Rupert Murdoch’s Fox bid this month for the 61 percent it doesn’t own of Sky, the U.K.’s largest pay-TV provider. The renewed pursuit comes as traditional media companies increasingly seek to combine content with distribution to fend off digital rivals including Netflix Inc. The deal spurred fresh complaints about potential risks to U.K. media plurality from opponents of the billionaire, whose first approach for Sky was derailed in 2011 by a phone-hacking scandal at his newspapers.
U.K. Culture Secretary Karen Bradley is facing pressure to have Ofcom review the deal on public-interest grounds from the opposition Labour Party and campaigners including Hacked Off, a media accountability advocacy group formed during the phone-hacking scandal. Speaking in the House of Commons on Tuesday, Bradley said she understands the concerns of the public and Parliament over the proposed takeover but cannot address them until she is formally notified.
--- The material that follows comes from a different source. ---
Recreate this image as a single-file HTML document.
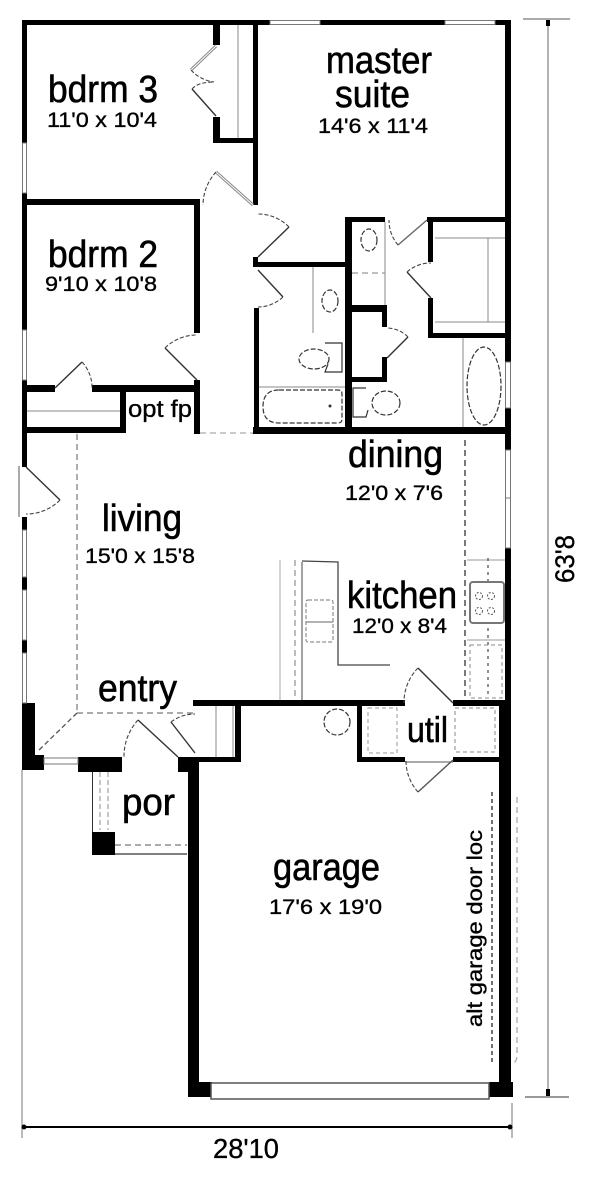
<!DOCTYPE html>
<html>
<head>
<meta charset="utf-8">
<style>
  html,body{margin:0;padding:0;background:#fff;}
  svg{display:block;}
  text{font-family:"Liberation Sans", Arial, sans-serif; fill:#000;}
  .big{stroke:#000;stroke-width:0.6px;}
  .sm{stroke:#000;stroke-width:0.35px;}
</style>
</head>
<body>
<svg width="600" height="1184" viewBox="0 0 600 1184" xmlns="http://www.w3.org/2000/svg">
  <rect x="0" y="0" width="600" height="1184" fill="#fff"/>

  <!-- ============ WALLS ============ -->
  <g fill="#000">
    <rect x="22" y="20" width="248" height="5"/>
    <rect x="320" y="20" width="125" height="5"/>
    <rect x="495" y="20" width="16" height="5"/>
    <rect x="22" y="20" width="5" height="123"/>
    <rect x="22" y="193" width="5" height="137"/>
    <rect x="22" y="380" width="5" height="87"/>
    <rect x="22" y="517" width="5" height="13"/>
    <rect x="22" y="577" width="5" height="13"/>
    <rect x="22" y="640" width="5" height="13"/>
    <rect x="22" y="703" width="13" height="67"/>
    <rect x="22" y="755" width="22" height="15"/>
    <rect x="78" y="757" width="44" height="15"/>
    <rect x="178" y="757" width="21" height="15"/>
    <rect x="188" y="757" width="11" height="340"/>
    <rect x="188" y="1082" width="24" height="15"/>
    <rect x="489" y="1082" width="24" height="15"/>
    <rect x="505" y="20" width="6" height="342"/>
    <rect x="505" y="408" width="6" height="42"/>
    <rect x="505" y="548" width="6" height="152"/>
    <rect x="499" y="700" width="12" height="397"/>

    <rect x="213" y="20" width="7" height="25"/>
    <rect x="213" y="117" width="7" height="26"/>
    <rect x="213" y="138" width="45" height="5"/>
    <rect x="253" y="20" width="5" height="185"/>
    <rect x="253" y="257" width="5" height="10"/>
    <rect x="253" y="262" width="99" height="5"/>
    <rect x="254" y="308" width="5" height="126"/>
    <rect x="345" y="217" width="7" height="217"/>
    <rect x="22" y="199" width="178" height="6"/>
    <rect x="194" y="199" width="6" height="134"/>
    <rect x="194" y="380" width="6" height="54"/>
    <rect x="22" y="385" width="33" height="7"/>
    <rect x="92" y="385" width="108" height="7"/>
    <rect x="22" y="427" width="104" height="6"/>
    <rect x="120" y="385" width="6" height="48"/>
    <rect x="253" y="427" width="258" height="7"/>
    <rect x="345" y="217" width="40" height="5"/>
    <rect x="427" y="217" width="84" height="5"/>
    <rect x="428" y="217" width="5" height="45"/>
    <rect x="428" y="298" width="5" height="40"/>
    <rect x="428" y="333" width="83" height="5"/>
    <rect x="352" y="305" width="35" height="7"/>
    <rect x="382" y="305" width="5" height="22"/>
    <rect x="382" y="357" width="5" height="25"/>
    <rect x="352" y="377" width="35" height="5"/>

    <rect x="193" y="700" width="212" height="6"/>
    <rect x="453" y="700" width="58" height="6"/>
    <rect x="235" y="700" width="6" height="62"/>
    <rect x="193" y="757" width="48" height="5"/>
    <rect x="357" y="706" width="5" height="56"/>
    <rect x="357" y="757" width="48" height="5"/>
    <rect x="453" y="757" width="46" height="5"/>
    <rect x="92" y="832" width="23" height="23"/>
  </g>

  <!-- ============ WINDOWS ============ -->
  <g fill="#fff" stroke="#777" stroke-width="1">
    <rect x="270" y="20.5" width="50" height="4"/>
    <rect x="445" y="20.5" width="50" height="4"/>
    <rect x="22.5" y="143" width="4" height="50"/>
    <rect x="22.5" y="330" width="4" height="50"/>
    <rect x="22.5" y="530" width="4" height="47"/>
    <rect x="22.5" y="590" width="4" height="50"/>
    <rect x="22.5" y="653" width="4" height="50"/>
    <rect x="44" y="758" width="34" height="6"/>
    <rect x="505.5" y="362" width="5" height="46"/>
    <rect x="505.5" y="450" width="5" height="98"/>
    <rect x="211" y="1083" width="278" height="16" stroke="#555" stroke-width="1.5"/>
  </g>
  <line x1="505" y1="498" x2="511" y2="498" stroke="#777"/>

  <!-- ============ THIN LINES / FIXTURES ============ -->
  <g fill="none" stroke="#888" stroke-width="1">
    <line x1="238" y1="25" x2="238" y2="138"/>
    <line x1="27" y1="411" x2="120" y2="411"/>
    <line x1="19" y1="466" x2="19" y2="517" stroke="#555"/>
    <line x1="435" y1="238" x2="505" y2="238"/>
    <line x1="435" y1="322" x2="505" y2="322"/>
    <line x1="488" y1="238" x2="488" y2="322"/>
    <line x1="313" y1="267" x2="313" y2="333"/>
    <line x1="259" y1="387" x2="345" y2="387"/>
    <line x1="385" y1="222" x2="385" y2="305"/>
    <line x1="463" y1="338" x2="463" y2="427"/>
    <line x1="216" y1="706" x2="216" y2="757"/>
    <line x1="233" y1="706" x2="233" y2="757"/>
    <line x1="92.5" y1="772" x2="92.5" y2="832" stroke="#333"/>
    <line x1="115" y1="854" x2="187" y2="854" stroke="#333" stroke-width="1.3"/>
    <line x1="280" y1="560" x2="280" y2="700" stroke="#aaa"/>
    <line x1="302" y1="562" x2="302" y2="700" stroke="#444"/>
    <polyline points="302,561 338,562 338,665 390,665" stroke="#444" stroke-width="1.3"/>
    <line x1="467" y1="560" x2="505" y2="560" stroke="#999"/>
    <line x1="467" y1="640" x2="505" y2="640" stroke="#999"/>
    <line x1="306" y1="622" x2="333" y2="622" stroke="#666"/>
    <line x1="405" y1="762" x2="453" y2="762" stroke="#555"/>
  </g>

  <g fill="none" stroke-width="1.3">
    <line x1="200" y1="433" x2="253" y2="433" stroke="#aaa" stroke-dasharray="6 4"/>
    <line x1="77" y1="434" x2="77" y2="713" stroke="#999" stroke-dasharray="6 4" stroke-width="1.6"/>
    <line x1="77" y1="713" x2="193" y2="713" stroke="#777" stroke-dasharray="6 4"/>
    <line x1="77" y1="713" x2="37" y2="752" stroke="#555" stroke-dasharray="5 3"/>
    <line x1="465" y1="440" x2="465" y2="698" stroke="#333" stroke-dasharray="6 4"/>
    <line x1="295" y1="560" x2="295" y2="700" stroke="#999" stroke-dasharray="6 4"/>
    <line x1="488" y1="558" x2="488" y2="698" stroke="#555" stroke-dasharray="3 4"/>
    <line x1="352" y1="273" x2="385" y2="273" stroke="#999" stroke-dasharray="6 4"/>
    <line x1="100" y1="772" x2="100" y2="830" stroke="#aaa" stroke-dasharray="5 3"/>
    <line x1="108" y1="772" x2="108" y2="830" stroke="#aaa" stroke-dasharray="5 3"/>
    <line x1="115" y1="845" x2="187" y2="845" stroke="#777" stroke-dasharray="6 4"/>
    <line x1="492" y1="792" x2="492" y2="1062" stroke="#444" stroke-dasharray="4 3" stroke-width="1.5"/>
    <path d="M517 797 L517 1055 Q517 1062 512 1064" stroke="#aaa" stroke-dasharray="6 4"/>
    <rect x="306" y="600" width="27" height="42" rx="2" stroke="#777" stroke-width="1" stroke-dasharray="4 2"/>
    <rect x="470" y="645" width="32" height="53" stroke="#888" stroke-width="1" stroke-dasharray="4 3"/>
    <rect x="368" y="708" width="29" height="45" stroke="#999" stroke-width="1" stroke-dasharray="4 3"/>
    <rect x="455" y="708" width="40" height="44" stroke="#888" stroke-width="1" stroke-dasharray="4 3"/>
  </g>

  <rect x="470" y="582" width="34" height="41" rx="3" fill="#fff" stroke="#777" stroke-width="2"/>
  <g fill="none" stroke="#555" stroke-width="1" stroke-dasharray="2 1.5">
    <circle cx="479" cy="596" r="3.5"/>
    <circle cx="491" cy="596" r="3.5"/>
    <circle cx="479" cy="611" r="3.5"/>
    <circle cx="491" cy="611" r="3.5"/>
  </g>

  <g fill="none" stroke="#333" stroke-width="1.2" stroke-dasharray="5 2">
    <ellipse cx="330" cy="301" rx="8" ry="11"/>
    <ellipse cx="369" cy="240" rx="8" ry="11"/>
    <ellipse cx="314" cy="359" rx="15" ry="10"/>
    <ellipse cx="386" cy="403" rx="14" ry="12"/>
    <ellipse cx="484" cy="386" rx="17" ry="39"/>
    <path d="M279 390 L338 390 Q342 390 342 394 L342 419 Q342 423 338 423 L279 423 Q263 423 263 406.5 Q263 390 279 390 Z"/>
    <circle cx="337" cy="722" r="13"/>
  </g>
  <g fill="none" stroke="#333" stroke-width="1.2">
    <path d="M325 343 L342 343 L342 372 L325 372 L328 364"/>
    <path d="M366 388 L353 388 L353 417 L366 417 L368 410"/>
  </g>
  <circle cx="330" cy="406" r="1.5" fill="#333"/>

  <!-- ============ DOORS ============ -->
  <g fill="none" stroke="#333" stroke-width="1.4">
    <line x1="216" y1="46" x2="191" y2="70" stroke="#888" stroke-width="3"/>
    <line x1="216" y1="46" x2="191" y2="70" stroke="#fff" stroke-width="1"/>
    <line x1="216" y1="116" x2="192" y2="89"/>
    <line x1="253" y1="205" x2="216" y2="172" stroke="#888" stroke-width="3"/>
    <line x1="253" y1="205" x2="216" y2="172" stroke="#fff" stroke-width="1"/>
    <line x1="258" y1="257" x2="289" y2="227"/>
    <line x1="258" y1="270" x2="283" y2="297"/>
    <line x1="197" y1="380" x2="165" y2="348"/>
    <line x1="55" y1="388" x2="82" y2="362"/>
    <line x1="427" y1="220" x2="398" y2="245" stroke="#666"/>
    <line x1="431" y1="298" x2="407" y2="272"/>
    <line x1="387" y1="358" x2="408" y2="337"/>
    <line x1="26" y1="467" x2="60" y2="500"/>
    <line x1="195" y1="753" x2="171" y2="722"/>
    <line x1="178" y1="757" x2="138" y2="720"/>
    <line x1="453" y1="703" x2="418" y2="668"/>
    <line x1="453" y1="760" x2="418" y2="792" stroke="#555"/>
  </g>
  <g fill="none" stroke="#444" stroke-width="1.1" stroke-dasharray="4 2">
    <path d="M191 70 Q200 80 214 82"/>
    <path d="M192 89 Q198 82 214 82"/>
    <path d="M216 172 A50 50 0 0 0 203 205"/>
    <path d="M289 227 A43 43 0 0 0 258 214"/>
    <path d="M283 297 A37 37 0 0 1 258 307"/>
    <path d="M165 348 A45 45 0 0 1 197 335"/>
    <path d="M82 362 A37 37 0 0 1 92 388"/>
    <path d="M398 245 A38 38 0 0 1 389 220"/>
    <path d="M407 272 A35 35 0 0 1 431 263"/>
    <path d="M408 337 A30 30 0 0 0 387 328"/>
    <path d="M60 500 A47 47 0 0 1 26 514"/>
    <path d="M171 722 A39 39 0 0 1 195 714"/>
    <path d="M138 720 A54 54 0 0 0 124 757"/>
    <path d="M418 668 A49 49 0 0 0 404 703"/>
    <path d="M418 792 A47 47 0 0 1 406 760"/>
  </g>

  <!-- ============ DIMENSIONS ============ -->
  <line x1="22" y1="1127" x2="512" y2="1127" stroke="#000" stroke-width="2"/>
  <line x1="22" y1="770" x2="22" y2="1138" stroke="#777" stroke-width="1"/>
  <line x1="512" y1="1103" x2="512" y2="1138" stroke="#777" stroke-width="1"/>
  <circle cx="24" cy="1127" r="2.5" fill="#000"/>
  <circle cx="510" cy="1127" r="2.5" fill="#000"/>
  <line x1="548" y1="20" x2="548" y2="1096" stroke="#999" stroke-width="1.5"/>
  <line x1="523" y1="19" x2="570" y2="19" stroke="#aaa" stroke-width="2"/>
  <line x1="525" y1="1097" x2="569" y2="1097" stroke="#999" stroke-width="2"/>
  <rect x="546" y="20" width="4" height="6" fill="#000"/>
  <rect x="546" y="1089" width="4" height="7" fill="#000"/>

  <!-- ============ TEXT ============ -->
  <g>
    <text class="big" x="48" y="102" font-size="38" textLength="110" lengthAdjust="spacingAndGlyphs">bdrm 3</text>
    <text class="sm" x="47" y="127" font-size="21" textLength="110" lengthAdjust="spacingAndGlyphs">11'0 x 10'4</text>
    <text class="big" x="48" y="267" font-size="38" textLength="110" lengthAdjust="spacingAndGlyphs">bdrm 2</text>
    <text class="sm" x="45" y="291" font-size="21" textLength="112" lengthAdjust="spacingAndGlyphs">9'10 x 10'8</text>
    <text class="sm" x="128" y="417" font-size="24" textLength="64" lengthAdjust="spacingAndGlyphs">opt fp</text>
    <text class="big" x="326" y="73" font-size="38" textLength="106" lengthAdjust="spacingAndGlyphs">master</text>
    <text class="big" x="335" y="107" font-size="38" textLength="75" lengthAdjust="spacingAndGlyphs">suite</text>
    <text class="sm" x="318" y="133" font-size="21" textLength="110" lengthAdjust="spacingAndGlyphs">14'6 x 11'4</text>
    <text class="big" x="102" y="531" font-size="38" textLength="80" lengthAdjust="spacingAndGlyphs">living</text>
    <text class="sm" x="85" y="563" font-size="21" textLength="110" lengthAdjust="spacingAndGlyphs">15'0 x 15'8</text>
    <text class="big" x="98" y="701" font-size="38" textLength="79" lengthAdjust="spacingAndGlyphs">entry</text>
    <text class="big" x="348" y="467" font-size="38" textLength="95" lengthAdjust="spacingAndGlyphs">dining</text>
    <text class="sm" x="345" y="500" font-size="21" textLength="98" lengthAdjust="spacingAndGlyphs">12'0 x 7'6</text>
    <text class="big" x="347" y="608" font-size="38" textLength="110" lengthAdjust="spacingAndGlyphs">kitchen</text>
    <text class="sm" x="352" y="633" font-size="21" textLength="95" lengthAdjust="spacingAndGlyphs">12'0 x 8'4</text>
    <text class="big" x="407" y="742" font-size="36" textLength="41" lengthAdjust="spacingAndGlyphs">util</text>
    <text class="big" x="122" y="815" font-size="38" textLength="53" lengthAdjust="spacingAndGlyphs">por</text>
    <text class="big" x="273" y="880" font-size="38" textLength="107" lengthAdjust="spacingAndGlyphs">garage</text>
    <text class="sm" x="269" y="914" font-size="21" textLength="113" lengthAdjust="spacingAndGlyphs">17'6 x 19'0</text>
    <text class="sm" transform="translate(482,1027) rotate(-90)" font-size="21" textLength="197" lengthAdjust="spacingAndGlyphs">alt garage door loc</text>
    <text class="sm" transform="translate(574,583) rotate(-90)" font-size="27" textLength="48" lengthAdjust="spacingAndGlyphs">63'8</text>
    <text class="sm" x="213" y="1158" font-size="28" textLength="66" lengthAdjust="spacingAndGlyphs">28'10</text>
  </g>
</svg>
</body>
</html>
Bradley told lawmakers she “will not be taking a break over Christmas” and will update them after the holiday.
Sky’s shares are trading at a discount to the 10.75 pound ($13.30) per share offer, as investors weigh regulatory and political risks and the time it may take to complete the deal. European competition authorities weren’t officially notified of Murdoch’s 2010 bid for Sky until more than four months after the offer was made public.
Representatives of Fox and Sky declined to comment.
Shares of Sky rose 0.1 percent to 987 pence at 1:36 p.m. in London.
Decisions for Bradley
Bradley will probably refer the bid to Ofcom, according to Enders Analysis in London. The threshold for intervention is low; it’s the easier path to take and a referral doesn’t prejudge the outcome of an investigation by the regulator, analysts led by Alice Enders wrote in a report on Wednesday.
Evan Harris, joint executive director of Hacked Off, said Fox’s bid for Sky makes it even more important for Bradley to also decide to move ahead with a second phase of an inquiry into the phone-hacking scandal, known as Leveson 2. The inquiry would address whether Fox Chief Executive Officer and Sky Chairman James Murdoch’s past conduct with regards to the phone-hacking scandal affects a corporate-governance requirement for Sky to hold a broadcasting license, known as the “fit and proper person test.”
“This means that for the next few months the culture secretary will be waiting to make a decision on referring the Fox bid to Ofcom as well as considering whether to cancel the ‘Leveson 2’ inquiry,” Harris said.